## BEGIN Available data
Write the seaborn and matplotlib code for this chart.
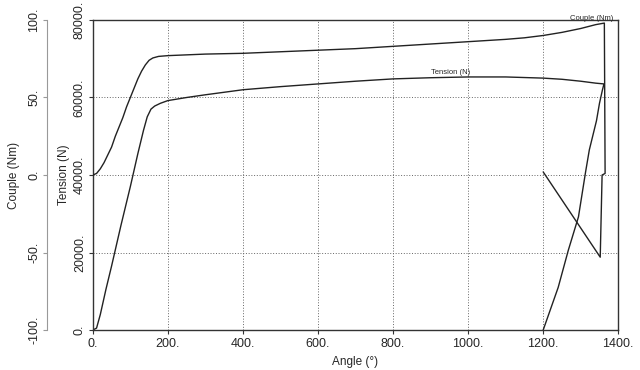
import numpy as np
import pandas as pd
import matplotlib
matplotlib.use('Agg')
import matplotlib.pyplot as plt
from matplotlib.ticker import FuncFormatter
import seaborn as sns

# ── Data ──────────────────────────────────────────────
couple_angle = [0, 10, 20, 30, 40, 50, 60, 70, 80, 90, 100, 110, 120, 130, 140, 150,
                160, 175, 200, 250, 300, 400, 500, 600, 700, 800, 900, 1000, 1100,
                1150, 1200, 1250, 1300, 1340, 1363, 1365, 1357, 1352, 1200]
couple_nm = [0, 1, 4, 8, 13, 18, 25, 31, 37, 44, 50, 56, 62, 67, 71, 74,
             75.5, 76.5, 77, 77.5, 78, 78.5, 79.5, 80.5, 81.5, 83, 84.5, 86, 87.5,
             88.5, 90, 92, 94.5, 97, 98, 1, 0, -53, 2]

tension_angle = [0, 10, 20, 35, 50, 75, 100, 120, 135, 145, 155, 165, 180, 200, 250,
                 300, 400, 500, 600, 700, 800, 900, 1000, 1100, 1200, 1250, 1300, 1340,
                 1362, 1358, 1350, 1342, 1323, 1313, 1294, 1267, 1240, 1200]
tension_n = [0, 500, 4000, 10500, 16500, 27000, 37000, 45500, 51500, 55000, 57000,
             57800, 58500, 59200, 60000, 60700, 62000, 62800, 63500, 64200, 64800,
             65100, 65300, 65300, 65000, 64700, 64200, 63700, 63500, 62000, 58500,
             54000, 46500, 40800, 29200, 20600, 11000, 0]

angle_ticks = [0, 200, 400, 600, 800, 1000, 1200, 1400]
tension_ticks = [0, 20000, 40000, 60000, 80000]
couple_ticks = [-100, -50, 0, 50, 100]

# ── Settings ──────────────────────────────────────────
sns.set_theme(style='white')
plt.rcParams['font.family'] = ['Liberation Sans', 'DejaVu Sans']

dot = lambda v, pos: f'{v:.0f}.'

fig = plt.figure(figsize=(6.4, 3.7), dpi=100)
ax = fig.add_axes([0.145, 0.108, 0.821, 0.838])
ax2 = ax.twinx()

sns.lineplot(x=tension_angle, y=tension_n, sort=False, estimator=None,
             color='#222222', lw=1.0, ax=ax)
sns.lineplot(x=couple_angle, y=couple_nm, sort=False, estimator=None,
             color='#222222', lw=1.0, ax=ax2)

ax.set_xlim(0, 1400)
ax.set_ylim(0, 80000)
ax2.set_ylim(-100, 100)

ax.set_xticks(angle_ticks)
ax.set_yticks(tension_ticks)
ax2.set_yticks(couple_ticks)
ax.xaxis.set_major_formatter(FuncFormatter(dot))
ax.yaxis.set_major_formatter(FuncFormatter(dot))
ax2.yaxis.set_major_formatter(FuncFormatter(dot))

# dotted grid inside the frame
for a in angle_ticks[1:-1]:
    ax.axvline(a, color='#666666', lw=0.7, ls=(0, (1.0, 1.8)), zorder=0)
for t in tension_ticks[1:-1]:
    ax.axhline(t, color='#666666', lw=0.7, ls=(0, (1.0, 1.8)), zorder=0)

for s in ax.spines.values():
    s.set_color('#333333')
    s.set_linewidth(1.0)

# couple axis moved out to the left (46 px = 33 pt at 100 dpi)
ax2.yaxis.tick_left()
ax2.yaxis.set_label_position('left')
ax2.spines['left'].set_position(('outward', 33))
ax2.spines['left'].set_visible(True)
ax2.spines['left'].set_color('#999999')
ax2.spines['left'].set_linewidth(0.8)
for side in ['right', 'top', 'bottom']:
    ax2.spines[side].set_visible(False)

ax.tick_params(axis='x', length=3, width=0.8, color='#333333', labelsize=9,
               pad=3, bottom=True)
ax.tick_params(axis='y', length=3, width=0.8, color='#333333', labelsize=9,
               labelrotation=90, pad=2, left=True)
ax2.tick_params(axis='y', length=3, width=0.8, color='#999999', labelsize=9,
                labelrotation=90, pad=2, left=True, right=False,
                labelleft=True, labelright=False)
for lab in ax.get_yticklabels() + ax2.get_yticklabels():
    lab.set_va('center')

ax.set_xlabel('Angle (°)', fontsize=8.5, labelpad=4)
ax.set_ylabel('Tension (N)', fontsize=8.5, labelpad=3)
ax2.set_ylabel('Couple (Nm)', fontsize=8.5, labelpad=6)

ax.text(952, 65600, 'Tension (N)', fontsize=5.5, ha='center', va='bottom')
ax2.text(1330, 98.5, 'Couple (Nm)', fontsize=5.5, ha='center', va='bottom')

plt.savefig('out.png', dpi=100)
## END Available data
**Problem statement**
Reproduce the material above exactly, first line through the line that contains "import seaborn as sns", minus the pictures.

**Task result**
Write the seaborn and matplotlib code for this chart.
import numpy as np
import pandas as pd
import matplotlib
matplotlib.use('Agg')
import matplotlib.pyplot as plt
from matplotlib.ticker import FuncFormatter
import seaborn as sns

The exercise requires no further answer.